Is my convenience store allowed to sell stamps for 50 cents?

Note that a lot of Costco’s will sell you a roll of 100 0.37 stamps for $36.50, or .75. I wonder if any Postal employees have a (kinda :wink: slow, but low-risk) retirement plan of buying rolls there and selling them at work?

I’m sure Costco makes it up in volume.

Re: using a rare stamp for ordinary mail

It wasn’t intentional, but there was a case some years back.

The Postal Service was going to issue a set of commemoratives for black cowboys. After they’d been printed and distributed to various post offices, but before the issue date, the descendents/family of one of the cowboys notified the Postal Service that they’d made a mistake on his stamp.
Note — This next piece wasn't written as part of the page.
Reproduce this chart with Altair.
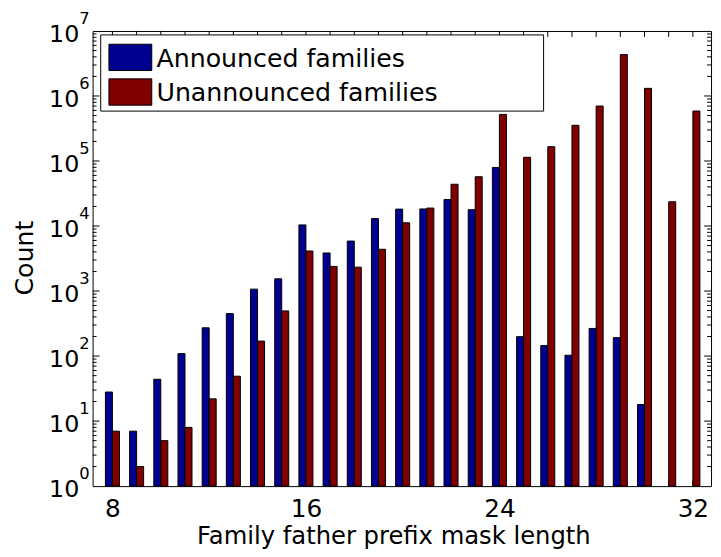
import altair as alt
import pandas as pd

# ---- data ----
lengths = list(range(8, 33))
announced = [28, 7, 44, 109, 272, 450, 1070, 1540, 10400, 3850, 5870, 13000,
             18200, 18300, 25600, 17800, 79600, 199, 145, 103, 266, 192, 18, 0, 0]
unannounced = [7, 2, 5, 8, 22, 49, 170, 495, 4130, 2390, 2330, 4390,
               11200, 18900, 43900, 57300, 521000, 114000, 166000, 354000,
               700000, 4330000, 1310000, 23600, 587000]
series_names = ["Announced families", "Unannounced families"]
series_colors = ["#000090", "#800000"]
x_label_values = [8, 16, 24, 32]
decades = list(range(0, 8))

W, H = 625, 460
FONT = "DejaVu Sans"
BW = 0.29  # bar width in x units

rows = []
for i, L in enumerate(lengths):
    rows.append({"len": L, "series": series_names[0], "count": announced[i], "side": -1})
    rows.append({"len": L, "series": series_names[1], "count": unannounced[i], "side": 1})
df = pd.DataFrame(rows)

xscale = alt.Scale(domain=[7.18, 32.75], nice=False, zero=False)
yscale = alt.Scale(type="log", domain=[1, 1e7], nice=False)

bars = alt.Chart(df).transform_filter("datum.count > 0").transform_calculate(
    x0=f"datum.side < 0 ? datum.len - {BW} : datum.len",
    x1=f"datum.side < 0 ? datum.len : datum.len + {BW}",
    base="1",
).mark_rect(stroke="black", strokeWidth=1).encode(
    x=alt.X("x0:Q", scale=xscale, axis=alt.Axis(
        values=x_label_values, ticks=False, tickSize=0, domain=False, grid=False,
        labelFont=FONT, labelFontSize=25, labelColor="black",
        labelBaseline="alphabetic", labelPadding=31, labelFlush=False,
        title="Family father prefix mask length", titleFont=FONT, titleFontSize=24.5,
        titleFontWeight="normal", titleColor="black", titleX=304, titleY=57.5,
        titleBaseline="alphabetic", titleAlign="center")),
    x2="x1:Q",
    y=alt.Y("count:Q", scale=yscale, axis=alt.Axis(
        labels=False, ticks=False, domain=False, grid=False,
        title="Count", titleFont=FONT, titleFontSize=25.5, titleFontWeight="normal",
        titleColor="black", titleX=-61, titleY=229, titleAngle=270,
        titleAlign="center", titleBaseline="alphabetic")),
    y2="base:Q",
    fill=alt.Fill("series:N", scale=alt.Scale(domain=series_names, range=series_colors),
                  legend=None),
)

# ---- tick marks (inside, MATLAB style) ----
major_y = pd.DataFrame({"v": [10 ** k for k in range(1, 7)]})
minor_y = pd.DataFrame({"v": [m * 10 ** k for k in range(0, 7) for m in range(2, 10)]})
xt = pd.DataFrame({"t": lengths})


def yticks(data, length):
    left = alt.Chart(data).mark_rule(color="black", strokeWidth=1).encode(
        y=alt.Y("v:Q", scale=yscale), x=alt.value(0), x2=alt.value(length))
    right = alt.Chart(data).mark_rule(color="black", strokeWidth=1).encode(
        y=alt.Y("v:Q", scale=yscale), x=alt.value(W - length), x2=alt.value(W))
    return [left, right]


top_ticks = alt.Chart(xt).mark_rule(color="black", strokeWidth=1).encode(
    x=alt.X("t:Q", scale=xscale), y=alt.value(0), y2=alt.value(6))
bottom_ticks = alt.Chart(xt).mark_rule(color="black", strokeWidth=1).encode(
    x=alt.X("t:Q", scale=xscale), y=alt.value(H - 6), y2=alt.value(H))

# ---- y tick labels 10^k ----
dec_df = pd.DataFrame({"v": [10 ** k for k in decades], "e": [str(k) for k in decades]})
lab10 = alt.Chart(dec_df).mark_text(font=FONT, fontSize=24, color="black", align="right",
                                    baseline="alphabetic", dy=11).encode(
    y=alt.Y("v:Q", scale=yscale), x=alt.value(-13.5), text=alt.value("10"))
labexp = alt.Chart(dec_df).mark_text(font=FONT, fontSize=16.5, color="black", align="left",
                                     baseline="alphabetic", dy=-7).encode(
    y=alt.Y("v:Q", scale=yscale), x=alt.value(-13.5), text="e:N")

# ---- legend (drawn manually, MATLAB box style) ----
one = pd.DataFrame({"a": [0]})
leg_box = alt.Chart(one).mark_rect(fill="white", stroke="black", strokeWidth=1).encode(
    x=alt.value(8.2), x2=alt.value(455.8), y=alt.value(4), y2=alt.value(81))
leg_layers = [leg_box]
row_top = [13.4, 48.4]
for i, (name, col) in enumerate(zip(series_names, series_colors)):
    leg_layers.append(alt.Chart(one).mark_rect(fill=col, stroke="black", strokeWidth=1).encode(
        x=alt.value(16.5), x2=alt.value(59.8), y=alt.value(row_top[i]),
        y2=alt.value(row_top[i] + 26.6)))
    leg_layers.append(alt.Chart(one).mark_text(font=FONT, fontSize=25.5, color="black",
                                               align="left", baseline="alphabetic").encode(
        x=alt.value(64.5), y=alt.value(row_top[i] + 22.8), text=alt.value(name)))

layers = (yticks(minor_y, 4) + yticks(major_y, 7) + [top_ticks, bottom_ticks, bars,
                                                     lab10, labexp] + leg_layers)

chart = alt.layer(*layers).properties(
    width=W, height=H,
    autosize=alt.AutoSizeParams(type="none"),
    padding={"left": 85.5, "top": 20.3, "right": 2, "bottom": 66},
    background="white",
).configure_view(stroke="black", strokeWidth=1)

chart.save("out.html", embed_options={"renderer": "svg", "actions": False})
They’d gotten the picture of the guy’s brother or something. So the Postal Service recalls the sheets of stamps and sets about to fix the error.

But it turns out that one post office (in Bend OR, IIRC) had jumped the gun and sold two sheets of the stamps. One of the sheets was still owned by the purchaser who was now a much richer person. The other purchaser could not find the stamp. It had apparently been used for ordinary mail, perhaps for a utility bill. Much wailing, gnashing of teeth, etc.

My bank does it for free…

As for stamps, they’re sold everywhere in Canada at cost. I believe Canada Post has worked out some sort of arrangement with vendors to that effect. (and it aggrieves me muchly that I have to go to the post office to buy stamps now that I live in Manhattan.)
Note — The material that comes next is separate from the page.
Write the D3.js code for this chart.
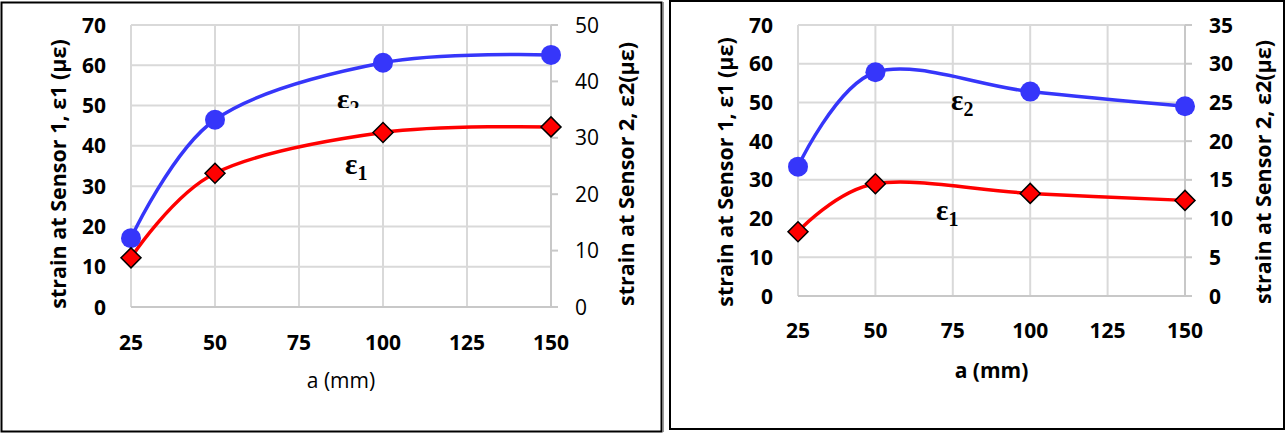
<!DOCTYPE html>
<html>
<head>
<meta charset="utf-8">
<script src="https://cdn.jsdelivr.net/npm/d3@7"></script>
<style>
  body { margin: 0; background: #fff; }
  svg { display: block; }
  .tick-label { font-family: "Open Sans", sans-serif; font-size: 21px; fill: #000; }
  .axis-title { font-family: "Open Sans", sans-serif; font-size: 21.5px; fill: #000; }
  .eps { font-family: "Liberation Serif", "DejaVu Serif", serif; fill: #000; font-weight: bold; }
</style>
</head>
<body>
<svg id="chart" width="1286" height="433"></svg>
<script>
// x positions (mm) shared by both charts
const aValues = [25, 50, 100, 150];
const xTickValues = [25, 50, 75, 100, 125, 150];

// left chart
const leftEps1 = [12.2, 33.2, 43.3, 44.7];
const leftEps2 = [12.2, 33.2, 43.3, 44.7];
const leftY1Ticks = [0, 10, 20, 30, 40, 50, 60, 70];
const leftY2Ticks = [0, 10, 20, 30, 40, 50];

// right chart
const rightEps1 = [16.6, 29.0, 26.5, 24.7];
const rightEps2 = [16.7, 28.9, 26.4, 24.5];
const rightY1Ticks = [0, 10, 20, 30, 40, 50, 60, 70];
const rightY2Ticks = [0, 5, 10, 15, 20, 25, 30, 35];

const y1Title = "strain at Sensor 1, ε1 (με)";
const y2Title = "strain at Sensor 2, ε2(με)";
const xTitle = "a (mm)";

const blue = "#3636fa";
const red = "#ff0000";
const gridColor = "#d9d9d9";

const svg = d3.select("#chart");

// panel frames
svg.append("rect").attr("x", 1.5).attr("y", 2.5).attr("width", 660).attr("height", 429)
  .attr("fill", "none").attr("stroke", "#000").attr("stroke-width", 2);
svg.append("line").attr("x1", 663.5).attr("x2", 663.5).attr("y1", 2).attr("y2", 432)
  .attr("stroke", "#999").attr("stroke-width", 1);
svg.append("rect").attr("x", 670).attr("y", 1).attr("width", 614).attr("height", 428)
  .attr("fill", "none").attr("stroke", "#000").attr("stroke-width", 2);

function drawChart(cfg) {
  const g = svg.append("g");

  const x = d3.scaleLinear().domain([25, 150]).range([cfg.left, cfg.right]);
  const y1 = d3.scaleLinear().domain([0, d3.max(cfg.y1Ticks)]).range([cfg.bottom, cfg.top]);
  const y2 = d3.scaleLinear().domain([0, d3.max(cfg.y2Ticks)]).range([cfg.bottom, cfg.top]);

  // gridlines
  g.selectAll(".hgrid").data(cfg.y1Ticks).enter().append("line")
    .attr("x1", cfg.left).attr("x2", cfg.right)
    .attr("y1", d => y1(d)).attr("y2", d => y1(d))
    .attr("stroke", gridColor).attr("stroke-width", 2);
  g.selectAll(".vgrid").data(xTickValues).enter().append("line")
    .attr("x1", d => x(d)).attr("x2", d => x(d))
    .attr("y1", cfg.top).attr("y2", cfg.bottom)
    .attr("stroke", gridColor).attr("stroke-width", 2);

  // right axis line + outward ticks
  g.append("line").attr("x1", cfg.right).attr("x2", cfg.right)
    .attr("y1", cfg.top).attr("y2", cfg.bottom)
    .attr("stroke", "#c8c8c8").attr("stroke-width", 2);
  g.selectAll(".rtick").data(cfg.y2Ticks).enter().append("line")
    .attr("x1", cfg.right).attr("x2", cfg.right + 7)
    .attr("y1", d => y2(d)).attr("y2", d => y2(d))
    .attr("stroke", "#c8c8c8").attr("stroke-width", 2);
  g.append("line").attr("x1", cfg.left).attr("x2", cfg.right)
    .attr("y1", cfg.bottom).attr("y2", cfg.bottom)
    .attr("stroke", "#c8c8c8").attr("stroke-width", 2);

  // tick labels
  g.selectAll(".l1").data(cfg.y1Ticks).enter().append("text")
    .attr("class", "tick-label")
    .attr("x", cfg.left - 25).attr("y", d => y1(d))
    .attr("dy", "0.36em").attr("text-anchor", "end")
    .style("font-weight", "bold")
    .text(d => d);
  g.selectAll(".l2").data(cfg.y2Ticks).enter().append("text")
    .attr("class", "tick-label")
    .attr("x", cfg.right + 24).attr("y", d => y2(d))
    .attr("dy", "0.36em").attr("text-anchor", "start")
    .style("font-weight", cfg.rightBold ? "bold" : "normal")
    .text(d => d);
  g.selectAll(".lx").data(xTickValues).enter().append("text")
    .attr("class", "tick-label")
    .attr("x", d => x(d)).attr("y", cfg.bottom + cfg.xLabelOffset)
    .attr("dy", "0.36em").attr("text-anchor", "middle")
    .style("font-weight", "bold")
    .text(d => d);

  // axis titles
  g.append("text").attr("class", "axis-title")
    .attr("transform", `translate(${cfg.y1TitleX},${cfg.titleY}) rotate(-90)`)
    .attr("text-anchor", "middle").attr("dy", "0.35em")
    .style("font-weight", "bold").text(y1Title);
  g.append("text").attr("class", "axis-title")
    .attr("transform", `translate(${cfg.y2TitleX},${cfg.titleY}) rotate(-90)`)
    .attr("text-anchor", "middle").attr("dy", "0.35em")
    .style("font-weight", "bold").text(y2Title);
  g.append("text").attr("class", "axis-title")
    .attr("x", (cfg.left + cfg.right) / 2).attr("y", cfg.xTitleY)
    .attr("text-anchor", "middle").attr("dy", "0.35em")
    .style("font-size", "21px")
    .style("font-weight", cfg.xTitleBold ? "bold" : "normal")
    .text(xTitle);

  const line = d3.line().curve(d3.curveCardinal.tension(0));

  const pts1 = aValues.map((a, i) => [x(a), y1(cfg.eps1[i])]);
  const pts2 = aValues.map((a, i) => [x(a), y2(cfg.eps2[i])]);

  g.append("path").attr("d", line(pts2))
    .attr("fill", "none").attr("stroke", blue).attr("stroke-width", 3.5);
  g.append("path").attr("d", line(pts1))
    .attr("fill", "none").attr("stroke", red).attr("stroke-width", 3.5);

  g.selectAll(".c").data(pts2).enter().append("circle")
    .attr("cx", d => d[0]).attr("cy", d => d[1]).attr("r", 10)
    .attr("fill", blue);

  const diamond = d3.symbol().type(d3.symbolSquare).size(200);
  g.selectAll(".dm").data(pts1).enter().append("path")
    .attr("d", diamond)
    .attr("transform", d => `translate(${d[0]},${d[1]}) rotate(45)`)
    .attr("fill", red).attr("stroke", "#000").attr("stroke-width", 1.5);

  // ε labels
  cfg.epsLabels.forEach(lb => {
    const t = g.append("text").attr("class", "eps")
      .attr("x", lb.x).attr("y", lb.y)
      .style("font-size", "29px");
    t.append("tspan").text("ε");
    t.append("tspan").attr("dy", 6).style("font-size", "20px").text(lb.sub);
    if (lb.clipY) {
      const id = "clip" + Math.round(lb.x);
      svg.append("clipPath").attr("id", id).append("rect")
        .attr("x", lb.x - 5).attr("y", lb.y - 40).attr("width", 50).attr("height", 40 + (lb.clipY - lb.y));
      t.attr("clip-path", `url(#${id})`);
    }
  });
}

drawChart({
  left: 131, right: 551, top: 25, bottom: 307,
  y1Ticks: leftY1Ticks, y2Ticks: leftY2Ticks,
  eps1: leftEps1, eps2: leftEps2,
  rightBold: false, xTitleBold: false,
  xLabelOffset: 35, xTitleY: 381,
  y1TitleX: 58, y2TitleX: 626, titleY: 174,
  epsLabels: [{ x: 337, y: 109, sub: "2", clipY: 108 }, { x: 345, y: 174, sub: "1" }]
});

drawChart({
  left: 798, right: 1185, top: 25, bottom: 296,
  y1Ticks: rightY1Ticks, y2Ticks: rightY2Ticks,
  eps1: rightEps1, eps2: rightEps2,
  rightBold: true, xTitleBold: true,
  xLabelOffset: 34, xTitleY: 371,
  y1TitleX: 725, y2TitleX: 1263, titleY: 172,
  epsLabels: [{ x: 951, y: 110, sub: "2" }, { x: 936, y: 220, sub: "1" }]
});
</script>
</body>
</html>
There’s more to the story than that. The cowboy in question was Bill Pickett. When the stamp was issued, it was discovered that they had inadvertantly used a picture of his brother, Ben. They tried to recall 5 million of the panes, but 183 of them had already been sold. So, in a decision that infuriated a lot of stamp collectors, the USPS decided to sell 150,000 of the panes of stamps through a lottery. (It must not have been a big lottery. I won one pane of the stamps while my father won two!) This had both the good result of allowing a lot of collectors to own an “error” that they might never had been able to afford, but the downside was that it dramatically reduced the value of the original error.

I should also add that since this happened, and since most collectors were loathe to use an “error” stamp as actual postage, this is one of the rare occassions where a cancelled stamp actually has more value than an unused one.

Sidenote for U.K. Dopers. Here, is seems, convenience shops and so on may sell postage stamps for over the “normal” price, but IF they do, they ought to be paying VAT on the profit made. SO, the Royal Mail is quite happy to be informed when shops are selling stamps at over the face price, and they seem to think that a little letter explaining about the VAT has a tendency to persuade shops that they might as well sell at the face price, (not, perhaps, wishing to attract any attention to their VAT returns).

Yes, the extra penny doesn’t matter much , but the shop I have in mind is rather a sneaky shop, failing to display proper prices and so on on a regular basis, so I did feel irritated enough to check out their claim that “the price has gone up”.

Heheh - AND the Royal Mail then sends me, the one who complained, a nice little book of free stamps.

Despite the extra trouble gone to by the shopkeeper to order and sell stamps, I am pretty sure they benefit anyway - if popping into a “convenience” store to get some stamps, I am very likly also to buy stuff like milk, newspaper, cigs, chocolate… - things I would otherwise have bought elsewhere.

Many sitcoms eventually have a similar episode with coins. Archie Bunker for example, comes across a very rare dime. Excited, he calls Edith, only to realize that he has just used the rare dime to make the phone call. Oh, that Archie!

Back to the OP, stores can also do the opposite. There’s a chain of grocery stores around here that sells stamps at a loss (Say .30) just to get you in the store. They’re banking on the fact that if you go in to buy a book of stamps, you’ll also buy something else, making up for the loss.